The Strip is plagued by chronic fuel and water shortages. Electricity is sporadic and raw sewage flows in the streets. The Hamas government in an effort to deflect attention away from its own venality and corruption is stoking the flames of violence. Violent rioting, damage to border infrastructure, sporadic rocket and mortar fire, terror tunnels, kite terror, IEDs and sniper fire are recurring themes that Israel must contend with on a daily basis from its genocidal Islamist neighbor.
Gaza is an open festering boil for Israel and there’s evidence suggesting that Israel’s exasperated leaders are quickly running out of patience with Hamas.

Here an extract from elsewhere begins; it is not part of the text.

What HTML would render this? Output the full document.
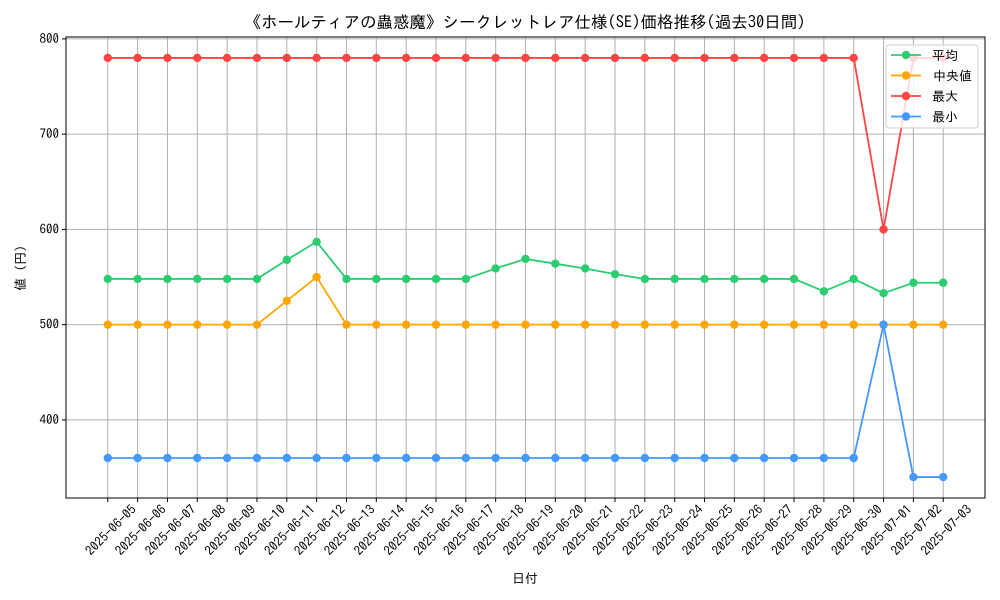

At the government’s behest, the IDF is readying itself for a major military undertaking against the terror group. The goal would be to degrade Hamas until the terror group comes to its senses thereby purchasing four to five years of relative quite. This doctrine is known as “cutting the grass” or “mowing the lawn,” a reference to the fact that periodic military action is necessary to reestablish deterrence and compel Hamas to cry uncle.
Since December 2008, the IDF has undertaken three major counter insurgency campaigns – Operation Cast Lead, Operation Pillar of Defense and Operation Protective Edge – against Hamas. All three campaigns were militarily successful and temporarily put a halt to Hamas aggression but did not represent a permanent solution to the Hamas problem.

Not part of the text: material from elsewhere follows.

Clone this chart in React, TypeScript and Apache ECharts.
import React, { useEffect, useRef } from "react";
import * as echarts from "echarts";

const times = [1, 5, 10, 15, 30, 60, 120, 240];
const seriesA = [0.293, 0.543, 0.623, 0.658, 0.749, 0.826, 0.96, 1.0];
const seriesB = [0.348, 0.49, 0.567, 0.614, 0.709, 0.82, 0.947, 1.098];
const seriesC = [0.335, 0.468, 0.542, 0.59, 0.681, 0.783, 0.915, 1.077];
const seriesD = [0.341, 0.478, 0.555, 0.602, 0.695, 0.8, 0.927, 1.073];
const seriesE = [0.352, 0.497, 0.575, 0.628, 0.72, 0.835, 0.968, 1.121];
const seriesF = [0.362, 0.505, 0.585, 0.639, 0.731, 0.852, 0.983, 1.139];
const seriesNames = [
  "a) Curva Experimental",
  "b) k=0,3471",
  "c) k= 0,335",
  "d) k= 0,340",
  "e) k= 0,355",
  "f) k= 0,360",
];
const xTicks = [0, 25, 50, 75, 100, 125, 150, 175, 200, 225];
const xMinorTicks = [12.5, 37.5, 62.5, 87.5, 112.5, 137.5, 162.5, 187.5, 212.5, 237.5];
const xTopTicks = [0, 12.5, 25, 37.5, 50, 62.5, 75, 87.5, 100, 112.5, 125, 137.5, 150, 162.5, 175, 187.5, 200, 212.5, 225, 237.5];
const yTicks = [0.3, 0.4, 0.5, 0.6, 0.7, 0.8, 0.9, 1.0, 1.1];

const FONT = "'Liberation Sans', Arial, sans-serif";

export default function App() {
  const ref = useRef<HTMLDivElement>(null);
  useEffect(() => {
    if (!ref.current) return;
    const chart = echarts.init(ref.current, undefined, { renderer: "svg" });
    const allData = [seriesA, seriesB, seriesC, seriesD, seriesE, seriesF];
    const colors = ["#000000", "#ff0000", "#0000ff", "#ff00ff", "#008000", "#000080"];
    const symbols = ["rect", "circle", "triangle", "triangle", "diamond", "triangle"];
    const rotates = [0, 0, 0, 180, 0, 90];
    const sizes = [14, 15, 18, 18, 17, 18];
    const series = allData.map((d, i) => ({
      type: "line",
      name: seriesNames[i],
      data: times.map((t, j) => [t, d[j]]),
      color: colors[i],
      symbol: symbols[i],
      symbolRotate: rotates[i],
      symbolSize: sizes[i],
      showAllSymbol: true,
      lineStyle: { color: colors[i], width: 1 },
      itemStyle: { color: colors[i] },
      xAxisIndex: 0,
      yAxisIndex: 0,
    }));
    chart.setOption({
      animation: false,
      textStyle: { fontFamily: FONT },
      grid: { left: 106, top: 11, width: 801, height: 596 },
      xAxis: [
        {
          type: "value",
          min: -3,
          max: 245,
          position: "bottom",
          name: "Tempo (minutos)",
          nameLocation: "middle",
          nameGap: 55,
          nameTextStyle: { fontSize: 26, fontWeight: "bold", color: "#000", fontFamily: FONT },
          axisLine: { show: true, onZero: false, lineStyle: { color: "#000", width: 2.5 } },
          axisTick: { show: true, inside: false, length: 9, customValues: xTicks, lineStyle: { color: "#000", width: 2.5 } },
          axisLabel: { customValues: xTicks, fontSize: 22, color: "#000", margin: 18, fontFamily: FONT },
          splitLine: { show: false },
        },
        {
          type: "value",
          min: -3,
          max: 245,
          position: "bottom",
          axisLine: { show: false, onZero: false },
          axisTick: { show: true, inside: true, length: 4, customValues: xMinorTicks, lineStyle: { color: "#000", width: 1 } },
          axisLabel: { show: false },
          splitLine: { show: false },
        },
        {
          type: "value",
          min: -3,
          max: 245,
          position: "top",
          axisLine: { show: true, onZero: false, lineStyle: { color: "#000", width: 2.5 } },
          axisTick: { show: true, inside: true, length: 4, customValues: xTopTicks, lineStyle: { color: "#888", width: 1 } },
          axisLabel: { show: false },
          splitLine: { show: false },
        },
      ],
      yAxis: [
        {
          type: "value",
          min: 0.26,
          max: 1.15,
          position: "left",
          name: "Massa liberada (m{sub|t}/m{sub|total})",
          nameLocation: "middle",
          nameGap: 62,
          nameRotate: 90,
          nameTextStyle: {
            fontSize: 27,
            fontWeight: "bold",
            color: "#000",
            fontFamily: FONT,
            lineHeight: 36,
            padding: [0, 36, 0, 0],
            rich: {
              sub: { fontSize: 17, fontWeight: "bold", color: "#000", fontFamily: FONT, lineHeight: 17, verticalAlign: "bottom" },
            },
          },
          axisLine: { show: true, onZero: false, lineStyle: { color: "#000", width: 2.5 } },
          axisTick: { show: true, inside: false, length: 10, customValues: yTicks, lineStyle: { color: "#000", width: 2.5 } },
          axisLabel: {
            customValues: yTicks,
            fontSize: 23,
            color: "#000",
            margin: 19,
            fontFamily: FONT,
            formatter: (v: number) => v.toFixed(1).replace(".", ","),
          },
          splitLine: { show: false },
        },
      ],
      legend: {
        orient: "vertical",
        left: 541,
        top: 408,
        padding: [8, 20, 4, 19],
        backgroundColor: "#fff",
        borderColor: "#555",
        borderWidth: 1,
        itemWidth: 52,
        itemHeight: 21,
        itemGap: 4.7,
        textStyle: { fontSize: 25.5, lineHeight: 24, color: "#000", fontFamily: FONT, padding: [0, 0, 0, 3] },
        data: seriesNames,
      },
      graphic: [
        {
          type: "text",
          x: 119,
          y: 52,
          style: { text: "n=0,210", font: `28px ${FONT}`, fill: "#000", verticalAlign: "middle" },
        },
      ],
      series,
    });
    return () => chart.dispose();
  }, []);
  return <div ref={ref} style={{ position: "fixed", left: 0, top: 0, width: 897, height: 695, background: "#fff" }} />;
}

Some within the Israeli government, led by Education and Diaspora Affairs Minister Naftali Bennett, are advocating a more robust military approach that goes well beyond lawn mowing.
They argue that Israel must completely topple Hamas. This strategy, while tempting, overlooks the fact that it would require Israeli forces to operate in dense, hostile urban environments, environments in which Hamas thrives. Hamas has no regard for the laws of war and excels at the practice of shielding, the process by which it uses the civilian population as cover. An urban war with liberal use of human shields and an extensive network of interconnected tunnels is precisely the type of war that the terror group wants to draw Israel into.

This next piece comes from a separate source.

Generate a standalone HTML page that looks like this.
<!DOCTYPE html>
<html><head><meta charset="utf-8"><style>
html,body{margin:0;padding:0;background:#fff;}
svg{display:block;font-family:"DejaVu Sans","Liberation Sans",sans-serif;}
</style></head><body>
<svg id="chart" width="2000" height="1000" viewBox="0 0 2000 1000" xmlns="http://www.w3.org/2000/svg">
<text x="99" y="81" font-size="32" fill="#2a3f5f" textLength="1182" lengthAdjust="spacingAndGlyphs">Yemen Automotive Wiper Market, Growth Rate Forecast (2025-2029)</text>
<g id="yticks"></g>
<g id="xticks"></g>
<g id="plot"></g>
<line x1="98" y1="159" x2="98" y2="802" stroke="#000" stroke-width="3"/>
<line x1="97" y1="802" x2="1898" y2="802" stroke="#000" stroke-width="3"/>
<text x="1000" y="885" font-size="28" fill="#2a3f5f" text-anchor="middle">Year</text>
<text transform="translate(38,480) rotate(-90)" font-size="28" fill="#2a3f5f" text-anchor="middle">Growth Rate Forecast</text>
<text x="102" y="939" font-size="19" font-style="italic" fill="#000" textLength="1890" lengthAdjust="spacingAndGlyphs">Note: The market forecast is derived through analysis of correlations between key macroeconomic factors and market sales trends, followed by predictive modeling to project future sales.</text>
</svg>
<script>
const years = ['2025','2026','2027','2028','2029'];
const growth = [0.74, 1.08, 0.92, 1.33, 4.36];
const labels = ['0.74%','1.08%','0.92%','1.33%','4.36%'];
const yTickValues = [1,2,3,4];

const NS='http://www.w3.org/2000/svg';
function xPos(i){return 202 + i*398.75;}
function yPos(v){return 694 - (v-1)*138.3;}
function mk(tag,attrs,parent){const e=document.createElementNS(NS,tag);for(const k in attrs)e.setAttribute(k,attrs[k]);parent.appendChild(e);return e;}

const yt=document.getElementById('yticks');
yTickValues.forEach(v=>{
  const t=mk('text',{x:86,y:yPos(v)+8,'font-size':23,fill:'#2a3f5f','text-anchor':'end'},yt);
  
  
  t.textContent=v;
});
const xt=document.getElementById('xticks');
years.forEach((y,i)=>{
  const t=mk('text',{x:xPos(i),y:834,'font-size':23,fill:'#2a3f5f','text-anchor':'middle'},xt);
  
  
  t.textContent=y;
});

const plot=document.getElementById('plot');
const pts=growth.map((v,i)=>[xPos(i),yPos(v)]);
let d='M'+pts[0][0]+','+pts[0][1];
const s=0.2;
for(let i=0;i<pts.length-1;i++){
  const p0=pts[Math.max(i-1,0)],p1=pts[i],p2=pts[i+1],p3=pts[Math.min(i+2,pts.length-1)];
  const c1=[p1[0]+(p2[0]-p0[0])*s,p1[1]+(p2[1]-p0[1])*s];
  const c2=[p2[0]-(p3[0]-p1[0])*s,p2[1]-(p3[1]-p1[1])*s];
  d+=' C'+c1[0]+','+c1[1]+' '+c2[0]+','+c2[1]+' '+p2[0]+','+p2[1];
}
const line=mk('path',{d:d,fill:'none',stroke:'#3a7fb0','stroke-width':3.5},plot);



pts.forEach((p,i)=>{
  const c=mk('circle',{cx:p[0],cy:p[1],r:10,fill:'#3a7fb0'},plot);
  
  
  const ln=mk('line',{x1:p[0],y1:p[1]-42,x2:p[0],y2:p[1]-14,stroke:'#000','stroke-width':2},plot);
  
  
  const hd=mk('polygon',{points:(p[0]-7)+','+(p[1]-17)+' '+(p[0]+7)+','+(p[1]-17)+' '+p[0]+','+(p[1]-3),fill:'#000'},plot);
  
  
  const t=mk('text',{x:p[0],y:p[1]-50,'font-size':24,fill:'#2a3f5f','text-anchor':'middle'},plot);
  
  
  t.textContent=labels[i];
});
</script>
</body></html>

The age of asymmetrical warfare has made it exceedingly difficult but not impossible for a conventional army to completely root out an elusive and immoral enemy that has no regard for basic standards of decency. Israel certainly has the capability to topple Hamas but the cost, it terms of casualties, negative press coverage and political fallout might outweigh whatever benefits are accrued by ousting the terror group from Gaza.
Secondly, Israel must have an exit strategy. Hamas’s ouster requires the presence of another entity to rule the Strip. There would be little popular support in Israel for a re-occupation of Gaza, with its million or so hostile Arabs.
The best solution for Israel in taming Hamas is an approach that lies somewhere between mowing the lawn and toppling the junta. Israel’s 2014 Protective Edge campaign inflicted massive harm on Hamas and was regarded as a military success; yet partly in an effort to placate Obama, Israel operated with extreme restraint.
In the next war, Israel should substantially relax the self-imposed limitations it places on its military. Israel’s desire to curtail collateral damage is viewed upon as a weakness by its amoral enemies, who cynically exploit the civilian population by routinely utilizing them as human shields. Moreover, such self-imposed restraints substantially hamper the IDF’s freedom of action and undermine its effectiveness while potentially exposing its personnel to greater danger. Additionally, the IDF should not limit its targeted liquidations to military commanders. Hamas’s political chiefs like Ismail Haniyeh and Mahmoud al-Zahar, who are keen on sending young Palestinians to their deaths, should be placed on notice that they are now fair game.